▸ **What this task involves**:
What is the count of lines that hold the word "standalone"? Give only the number.

▸ **Records to use**:
----------

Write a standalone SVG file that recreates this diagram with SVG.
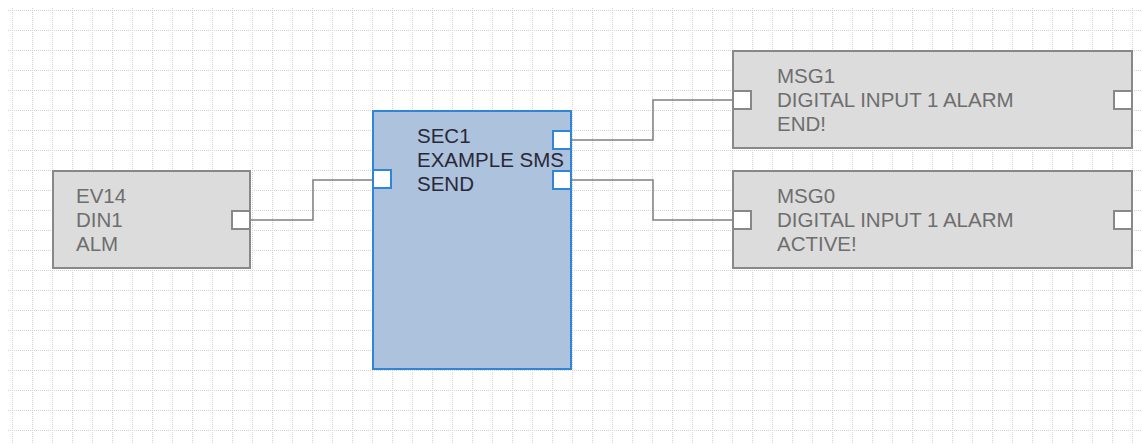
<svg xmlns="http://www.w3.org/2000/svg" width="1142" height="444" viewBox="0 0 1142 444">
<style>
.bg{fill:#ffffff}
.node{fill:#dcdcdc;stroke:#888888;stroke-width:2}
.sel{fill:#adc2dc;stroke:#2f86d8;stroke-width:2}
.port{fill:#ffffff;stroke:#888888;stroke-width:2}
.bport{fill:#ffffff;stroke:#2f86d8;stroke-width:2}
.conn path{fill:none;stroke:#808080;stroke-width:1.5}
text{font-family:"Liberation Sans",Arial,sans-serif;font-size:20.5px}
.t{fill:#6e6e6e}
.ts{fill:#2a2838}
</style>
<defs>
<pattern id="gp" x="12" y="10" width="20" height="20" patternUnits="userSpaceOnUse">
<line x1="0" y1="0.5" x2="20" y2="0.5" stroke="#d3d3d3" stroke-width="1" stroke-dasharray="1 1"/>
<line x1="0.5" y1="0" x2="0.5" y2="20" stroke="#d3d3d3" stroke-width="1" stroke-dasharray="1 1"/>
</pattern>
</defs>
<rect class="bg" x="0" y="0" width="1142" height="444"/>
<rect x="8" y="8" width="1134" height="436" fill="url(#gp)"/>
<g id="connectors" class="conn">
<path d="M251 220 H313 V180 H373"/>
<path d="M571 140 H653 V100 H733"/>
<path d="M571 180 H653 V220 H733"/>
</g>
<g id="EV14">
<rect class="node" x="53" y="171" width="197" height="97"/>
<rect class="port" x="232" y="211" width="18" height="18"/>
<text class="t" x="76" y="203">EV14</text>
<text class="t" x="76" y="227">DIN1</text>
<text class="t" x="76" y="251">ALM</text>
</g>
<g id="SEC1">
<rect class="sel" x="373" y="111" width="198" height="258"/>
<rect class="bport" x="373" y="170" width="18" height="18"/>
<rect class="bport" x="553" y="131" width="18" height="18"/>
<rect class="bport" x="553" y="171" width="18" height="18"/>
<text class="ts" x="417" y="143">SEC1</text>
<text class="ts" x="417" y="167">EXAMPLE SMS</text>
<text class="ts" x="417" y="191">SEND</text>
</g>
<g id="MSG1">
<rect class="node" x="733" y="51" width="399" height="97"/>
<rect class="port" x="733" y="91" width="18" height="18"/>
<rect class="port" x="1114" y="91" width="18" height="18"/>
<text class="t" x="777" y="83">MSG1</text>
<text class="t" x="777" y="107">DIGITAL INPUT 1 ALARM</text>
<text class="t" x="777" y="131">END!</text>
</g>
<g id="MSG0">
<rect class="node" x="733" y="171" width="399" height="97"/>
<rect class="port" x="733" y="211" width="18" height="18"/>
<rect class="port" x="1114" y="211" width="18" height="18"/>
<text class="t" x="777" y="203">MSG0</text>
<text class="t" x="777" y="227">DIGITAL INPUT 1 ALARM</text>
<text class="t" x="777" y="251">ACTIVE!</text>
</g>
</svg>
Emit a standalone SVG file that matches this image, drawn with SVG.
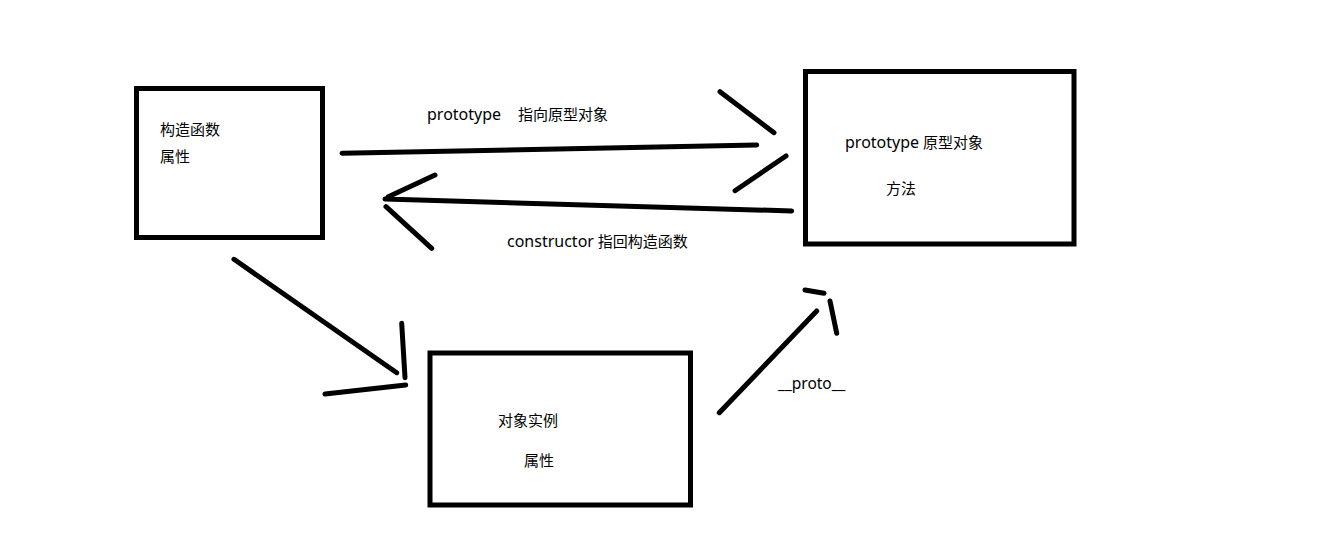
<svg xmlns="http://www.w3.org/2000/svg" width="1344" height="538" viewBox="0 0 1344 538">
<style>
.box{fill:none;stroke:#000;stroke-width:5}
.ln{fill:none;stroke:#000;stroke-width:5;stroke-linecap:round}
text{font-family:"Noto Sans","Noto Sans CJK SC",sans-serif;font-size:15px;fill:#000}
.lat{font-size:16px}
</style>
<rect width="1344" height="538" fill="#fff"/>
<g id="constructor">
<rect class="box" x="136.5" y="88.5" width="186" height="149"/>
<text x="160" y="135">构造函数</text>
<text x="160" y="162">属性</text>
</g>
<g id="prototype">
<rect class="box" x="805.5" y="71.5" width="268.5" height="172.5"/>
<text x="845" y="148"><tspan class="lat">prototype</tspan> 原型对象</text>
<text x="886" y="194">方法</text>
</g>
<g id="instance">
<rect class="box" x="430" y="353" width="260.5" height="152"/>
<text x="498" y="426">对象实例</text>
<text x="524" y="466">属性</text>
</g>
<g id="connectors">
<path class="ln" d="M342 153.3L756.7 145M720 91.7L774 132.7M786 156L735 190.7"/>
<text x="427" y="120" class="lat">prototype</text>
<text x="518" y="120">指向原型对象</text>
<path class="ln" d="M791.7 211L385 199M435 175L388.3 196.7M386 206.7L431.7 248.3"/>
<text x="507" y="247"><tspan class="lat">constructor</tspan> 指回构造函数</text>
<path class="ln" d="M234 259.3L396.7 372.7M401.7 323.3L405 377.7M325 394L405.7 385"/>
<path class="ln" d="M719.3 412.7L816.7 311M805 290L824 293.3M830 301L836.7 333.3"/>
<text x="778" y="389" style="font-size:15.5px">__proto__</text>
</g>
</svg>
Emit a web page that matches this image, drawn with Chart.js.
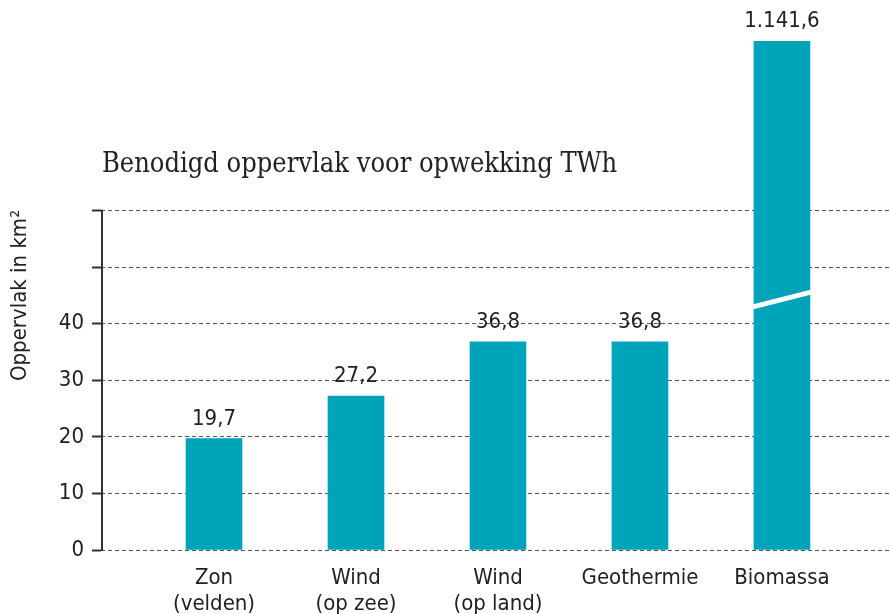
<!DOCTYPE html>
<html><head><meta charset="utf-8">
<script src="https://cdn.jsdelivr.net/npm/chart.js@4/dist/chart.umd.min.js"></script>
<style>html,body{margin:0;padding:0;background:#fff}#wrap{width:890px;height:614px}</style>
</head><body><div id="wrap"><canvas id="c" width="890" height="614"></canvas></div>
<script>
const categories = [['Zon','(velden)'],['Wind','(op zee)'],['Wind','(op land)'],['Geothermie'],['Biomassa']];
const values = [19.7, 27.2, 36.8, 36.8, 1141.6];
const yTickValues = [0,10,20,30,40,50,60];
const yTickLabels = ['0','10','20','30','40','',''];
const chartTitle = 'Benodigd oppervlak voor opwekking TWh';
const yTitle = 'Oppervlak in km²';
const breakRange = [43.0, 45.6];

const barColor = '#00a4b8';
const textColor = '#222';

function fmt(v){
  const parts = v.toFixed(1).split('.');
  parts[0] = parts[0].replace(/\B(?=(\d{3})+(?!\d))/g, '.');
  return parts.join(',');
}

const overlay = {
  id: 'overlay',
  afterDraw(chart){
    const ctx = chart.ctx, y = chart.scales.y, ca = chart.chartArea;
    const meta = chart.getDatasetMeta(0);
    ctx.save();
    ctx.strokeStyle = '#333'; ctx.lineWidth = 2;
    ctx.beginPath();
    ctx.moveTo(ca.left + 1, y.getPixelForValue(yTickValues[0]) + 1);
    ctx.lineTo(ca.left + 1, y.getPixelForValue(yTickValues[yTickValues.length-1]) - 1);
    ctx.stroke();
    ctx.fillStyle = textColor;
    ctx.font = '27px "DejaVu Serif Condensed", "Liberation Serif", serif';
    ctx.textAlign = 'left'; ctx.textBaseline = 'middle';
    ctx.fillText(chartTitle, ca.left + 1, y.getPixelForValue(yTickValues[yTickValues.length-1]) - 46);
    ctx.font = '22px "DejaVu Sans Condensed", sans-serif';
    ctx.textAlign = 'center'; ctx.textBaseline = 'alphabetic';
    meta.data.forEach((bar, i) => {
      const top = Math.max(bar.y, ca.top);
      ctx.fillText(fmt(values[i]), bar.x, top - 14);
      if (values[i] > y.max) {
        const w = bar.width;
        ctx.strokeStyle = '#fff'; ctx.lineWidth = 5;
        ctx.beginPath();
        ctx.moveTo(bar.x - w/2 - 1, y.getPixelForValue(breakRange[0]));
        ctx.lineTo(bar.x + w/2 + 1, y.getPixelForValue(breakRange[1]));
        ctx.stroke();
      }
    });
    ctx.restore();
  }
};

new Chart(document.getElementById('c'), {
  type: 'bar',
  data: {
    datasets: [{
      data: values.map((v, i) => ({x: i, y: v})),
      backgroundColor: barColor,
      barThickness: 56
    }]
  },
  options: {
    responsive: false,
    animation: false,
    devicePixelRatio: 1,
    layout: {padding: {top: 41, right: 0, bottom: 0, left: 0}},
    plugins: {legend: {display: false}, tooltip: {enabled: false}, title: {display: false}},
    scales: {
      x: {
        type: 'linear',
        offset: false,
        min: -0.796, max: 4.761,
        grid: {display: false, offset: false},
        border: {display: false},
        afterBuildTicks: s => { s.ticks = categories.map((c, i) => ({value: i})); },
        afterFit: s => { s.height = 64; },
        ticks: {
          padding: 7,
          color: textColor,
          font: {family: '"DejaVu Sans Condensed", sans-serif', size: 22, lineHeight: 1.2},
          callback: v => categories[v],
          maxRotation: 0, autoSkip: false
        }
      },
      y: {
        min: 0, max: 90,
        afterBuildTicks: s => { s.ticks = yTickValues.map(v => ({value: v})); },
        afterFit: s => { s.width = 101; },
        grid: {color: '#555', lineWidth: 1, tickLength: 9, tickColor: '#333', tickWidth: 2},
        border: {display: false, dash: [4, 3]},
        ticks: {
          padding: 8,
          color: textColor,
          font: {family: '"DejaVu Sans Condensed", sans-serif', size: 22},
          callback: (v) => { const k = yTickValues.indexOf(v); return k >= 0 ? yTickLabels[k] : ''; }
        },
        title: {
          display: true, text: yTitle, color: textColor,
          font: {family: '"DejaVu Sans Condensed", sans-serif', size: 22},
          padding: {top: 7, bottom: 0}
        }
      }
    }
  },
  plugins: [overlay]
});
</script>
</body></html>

----------

▸ **Answer to the task**:
2